In the absence of a strong and united working class movement after the defeat of the Miners’ Strike of 1984-5, anger at Rushdie became a convenient but misplaced target.
But it was never enough just to defend Rushdie. The “Rushdie affair” was used by sections of the right and liberals to step up a myth of irrational and violent Muslims who were a threat to Western “civilisation”. They bayed for them to be repulsed by a battery of new laws in Europe and war abroad.
The offensive against Muslims in 1989 was a foretaste of what would be stepped up even more during the War on Terror after 9/11.
The Daily Mail newspaper raged, “Who asked Muslims to run our lives?” The Daily Star’s editorial against the secretary of the Bradford Council of Mosques was headlined, “Clear Off.” The Sun said there was “no place for murderers.” In less strident but equally poisonous tones, The Independent said there were “limits to mutual tolerance”.
That wasn’t what Rushdie wanted. In his last interview before he went into hiding, he told Socialist Worker, “In England, the most reactionary elements within the Asian community have fed stereotypes present in the most reactionary elements within white society.

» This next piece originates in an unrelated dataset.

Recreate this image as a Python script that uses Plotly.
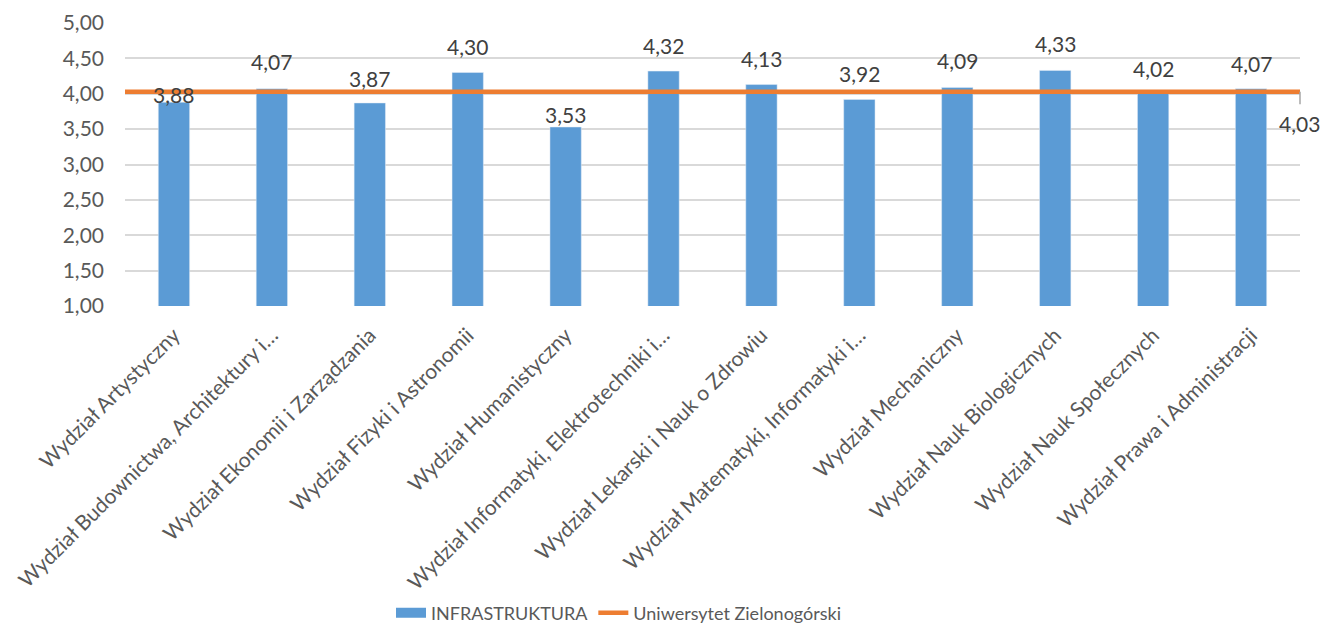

“So it’s no pleasure to me to be supported by the Sun when it’s referring to Asians as rats. I’m not on the Sun’s side in that. I’d sooner be with the rats.”
Influential sections of the right sympathised with those who wanted to shut Rushdie up. They didn’t like an anti-imperialist, even if he was now targeted by Muslims.
“We have known in our own religion people doing things which are deeply offensive to some of us. We feel it very much. And that is what is happening to Islam,” said Tory prime minister Margaret Thatcher. She added that “great religions” would “endure long after the names of the people who criticised them have been forgotten”.
Her hatchet man Norman Tebbit said Rushdie’s life was “a record of despicable acts of betrayal to his upbringing, religion, adopted home and nationality”.
In subsequent years Rushdie was a long way from anti-imperialism. He supported the 1999 Nato bombing of Yugoslavia and the US-led invasion in Afghanistan. However, he didn’t line up with the B52 liberals’ wholehearted backing for the British and US war in Iraq. He later said veils worn by Muslim women “suck” as they were a symbol of the “limitation of women”. Rushdie was certainly safe enough to be knighted in 2007 under the Tony Blair warmongers’ government.
Socialist Worker consistently argued, “No to censorship, no to racism”. In February 1989 its front page defended Rushdie’s right to criticise religion. But it also defended “the right of everyone to practise their religion “ and for Asians to “be defended against sickening racist intolerance”.
As the right gears up for a wave of Islamophobia, it’s crucial that this socialist message from 1989 rings out clearly again.